2. How frequently researchers see arrests without criminal records — a proxy but not the same as mistakes
Analysts using the Deportation Data Project and ICE’s own dashboard report that a substantial share of recent ICE administrative arrests involve people with no criminal convictions: reporting finds roughly one-third nationwide and much higher shares in some localities (more than half in some targeted operations and 58% in San Diego/Imperial County reporting) [2] [7] [8]. These figures document that many arrests are civil immigration actions rather than arrests predicated on criminal convictions — they are not direct counts of misidentifications such as citizen arrests [2] [7].
3. Where journalists and researchers get the data: ICE releases, FOIA and third‑party scrapes
Primary tracking comes from three sources: ICE’s biweekly dashboard and statistics (the agency’s Arrests, Detention and Removals tables), FOIA-obtained datasets assembled by the Deportation Data Project and subsequent public analyses by newsrooms and research shops (Prison Policy, The New York Times, TRAC, local outlets) that merge and analyze those records [6] [4] [3] [1] [2]. The Deportation Data Project’s FOIA releases have been central because they contain row‑level arrest and detainer records through Oct. 15, 2025 and enable tracing individual cases across the enforcement pipeline [3] [4].
4. Limits of the data for counting genuine “mistakes” like citizen arrests
ICE’s datasets and the FOIA dumps permit detailed counts of arrests, locations and criminal-history status, but they do not systematically document follow-up adjudications that would prove an arrest was erroneous (for example, a confirmed U.S. citizen wrongly detained and later released). Local reporting has produced high‑profile accounts of mistaken arrests, but the national datasets do not provide a validated, centralized count of such errors — available sources do not mention a definitive national tally of citizen misidentifications [3] [6].
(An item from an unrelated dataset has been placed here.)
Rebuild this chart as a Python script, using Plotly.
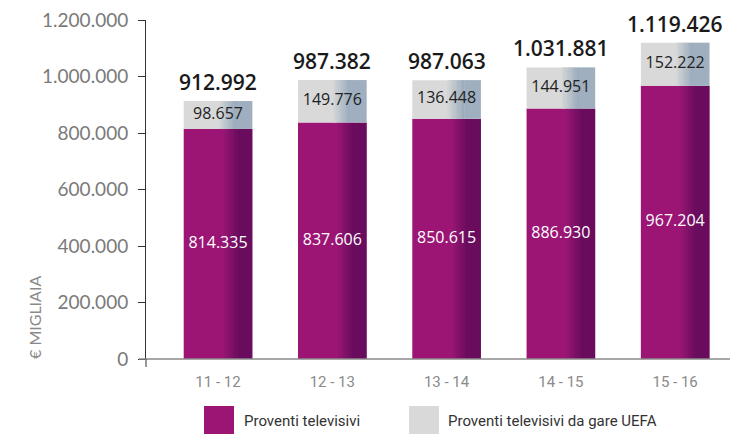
import plotly.graph_objects as go

categories = ["11 - 12", "12 - 13", "13 - 14", "14 - 15", "15 - 16"]
tv = [814335, 837606, 850615, 886930, 967204]
uefa = [98657, 149776, 136448, 144951, 152222]
totals = [912992, 987382, 987063, 1031881, 1119426]
y_ticks = [0, 200000, 400000, 600000, 800000, 1000000, 1200000]


def it(v):
    return f"{v:,}".replace(",", ".")


def mix(c1, c2, t):
    a = [int(c1[i:i + 2], 16) for i in (1, 3, 5)]
    b = [int(c2[i:i + 2], 16) for i in (1, 3, 5)]
    return "rgb(%d,%d,%d)" % tuple(round(a[k] + (b[k] - a[k]) * t) for k in range(3))


W = 0.6
fig = go.Figure()

fig.add_trace(go.Bar(x=categories, y=tv, width=W, offset=-W / 2,
                     marker=dict(color="#9c1574", line=dict(width=0)),
                     name="Proventi televisivi", showlegend=False, hoverinfo="skip"))
n = 10
f0, f1 = 0.57, 0.82
for k in range(n):
    a = f0 + (f1 - f0) * k / n
    fig.add_trace(go.Bar(x=categories, y=tv, width=W * (f1 - f0) / n + 0.002,
                         offset=-W / 2 + W * a,
                         marker=dict(color=mix("#9e1776", "#6a0c5e", (k + 1) / n), line=dict(width=0)),
                         showlegend=False, hoverinfo="skip"))
fig.add_trace(go.Bar(x=categories, y=tv, width=W * (1 - f1), offset=-W / 2 + W * f1,
                     marker=dict(color="#6a0c5e", line=dict(width=0)),
                     showlegend=False, hoverinfo="skip"))

fig.add_trace(go.Bar(x=categories, y=uefa, base=tv, width=W, offset=-W / 2,
                     marker=dict(color="#d9d9d9", line=dict(width=0)),
                     name="Proventi televisivi da gare UEFA", showlegend=False, hoverinfo="skip"))
g0, g1 = 0.52, 0.76
for k in range(n):
    a = g0 + (g1 - g0) * k / n
    fig.add_trace(go.Bar(x=categories, y=uefa, base=tv, width=W * (g1 - g0) / n + 0.002,
                         offset=-W / 2 + W * a,
                         marker=dict(color=mix("#d9d9d9", "#9dadbd", (k + 1) / n), line=dict(width=0)),
                         showlegend=False, hoverinfo="skip"))
fig.add_trace(go.Bar(x=categories, y=uefa, base=tv, width=W * (1 - g1), offset=-W / 2 + W * g1,
                     marker=dict(color="#9fafbf", line=dict(width=0)),
                     showlegend=False, hoverinfo="skip"))

fig.add_trace(go.Scatter(x=categories, y=[t / 2 for t in tv],
                         mode="text", text=[it(v) for v in tv],
                         textfont=dict(color="white", size=16, family="Open Sans", weight=500),
                         showlegend=False, hoverinfo="skip"))
fig.add_trace(go.Scatter(x=categories, y=[t + u / 2 for t, u in zip(tv, uefa)],
                         mode="text", text=[it(v) for v in uefa],
                         textfont=dict(color="#222222", size=16, family="Open Sans", weight=500),
                         showlegend=False, hoverinfo="skip"))

# page has an 8px body margin: figure is drawn from (8, 8)
OFF = 8
FW, FH = 742 - OFF, 434 - OFF
L, T = 146 - OFF, 20 - OFF
PW, PH = 584, 339
R = FW - L - PW
B = FH - T - PH


def px(xp):
    return (xp - OFF - L) / PW


def py(yp):
    return (T + PH - (yp - OFF)) / PH


total_annots = [
    dict(x=c, y=v, xref="x", yref="y", text=it(v), showarrow=False,
         xanchor="center", yanchor="bottom", yshift=3,
         font=dict(color="#1a1a1a", size=21, family="Open Sans", weight=600))
    for c, v in zip(categories, totals)
]

fig.update_layout(
    width=FW, height=FH,
    margin=dict(l=L, r=R, t=T, b=B, pad=0, autoexpand=False),
    barmode="overlay",
    separators=",.",
    plot_bgcolor="white", paper_bgcolor="white",
    showlegend=False,
    xaxis=dict(range=[-0.63, 4.48], showline=False, showgrid=False, zeroline=False, automargin=False,
               ticks="", tickfont=dict(family="Liberation Sans Narrow, Roboto", size=15, color="#8a8a8a"),
               ticklabelstandoff=12, fixedrange=True),
    yaxis=dict(range=[0, 1200000], tickvals=y_ticks, ticktext=[it(v) for v in y_ticks],
               showgrid=False, zeroline=False, showline=True, linecolor="#333333", linewidth=1,
               ticks="outside", ticklen=7, tickcolor="#333333", tickwidth=1, automargin=False,
               tickfont=dict(family="Lato", size=19, color="#7a7a7a"),
               ticklabeloverflow="allow",
               ticklabelstandoff=6, fixedrange=True),
    shapes=[
        dict(type="line", xref="paper", yref="paper", x0=-7 / PW, x1=1, y0=0, y1=0,
             line=dict(color="#8a8a8a", width=1.5)),
        dict(type="line", xref="paper", yref="paper", x0=0, x1=0, y0=0, y1=-8 / PH,
             line=dict(color="#333333", width=1)),
        dict(type="rect", xref="paper", yref="paper",
             x0=px(204), x1=px(234), y0=py(406), y1=py(434),
             fillcolor="#9c1574", line=dict(width=0)),
        dict(type="rect", xref="paper", yref="paper",
             x0=px(409), x1=px(439), y0=py(406), y1=py(434),
             fillcolor="#d9d9d9", line=dict(width=0)),
    ],
    annotations=total_annots + [
        dict(text="€ MIGLIAIA", xref="paper", yref="paper", x=px(34), y=py(318),
             textangle=-90, showarrow=False, xanchor="center", yanchor="middle",
             font=dict(family="Lato", size=16, color="#8a8a8a")),
        dict(text="Proventi televisivi", xref="paper", yref="paper", x=px(242),
             y=py(421), xanchor="left", yanchor="middle", showarrow=False,
             font=dict(family="Liberation Sans Narrow, Roboto", size=15, color="#333333")),
        dict(text="Proventi televisivi da gare UEFA", xref="paper", yref="paper", x=px(446),
             y=py(421), xanchor="left", yanchor="middle", showarrow=False,
             font=dict(family="Liberation Sans Narrow, Roboto", size=15, color="#333333")),
    ],
)

fig.write_html("out.html")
5. What independent analyses have revealed about scale and trends
Researchers using these datasets have shown ICE arrest totals rising in 2025 (peaking at over 1,000 arrests per day in aggregate analyses), with sizable shares of arrests originating at local jails and many arrestees lacking criminal convictions; those patterns help explain how misidentifications can occur (data linking, jail referrals, and hasty processing), but they stop short of quantifying confirmed mistakes [1] [9] [2].
6. Conflicting narratives and institutional incentives
ICE and DHS emphasize criminality in their public messaging and cite increases in arrests of people with convictions, yet independent data analysts and local outlets show large shares of administrative arrests of people without convictions — a competing interpretation about who ICE is arresting. The datasets themselves can be updated and “locked” only at fiscal-year close, and ICE warns that numbers fluctuate until then — an institutional limitation that benefits neither full transparency nor quick error‑correction [6] [9] [3].
7. Practical steps for someone researching misidentifications
Track the row‑level FOIA datasets maintained by the Deportation Data Project and cross‑check with ICE’s biweekly dashboard; use linked identifiers (when available) to trace detainer requests, book‑ins and removals and combine that with local court and newsroom follow‑ups to spot likely errors. Remember that the datasets can show anomalies (citizenship fields, duplicate identifiers, arrests of people with no criminal history) but do not substitute for case‑level confirmation that an arrest was a misidentification [3] [6] [4].
Limitations and bottom line: The data infrastructure to count arrests is robust and public (ICE dashboards, FOIA datasets), and independent analysts have shown high volumes and substantial shares without criminal convictions, but available sources do not provide a single, authoritative national count of misidentifications such as U.S. citizens wrongly arrested; answering “how frequently” requires painstaking case-level verification that the current public datasets were not designed to deliver automatically [3] [2] [1].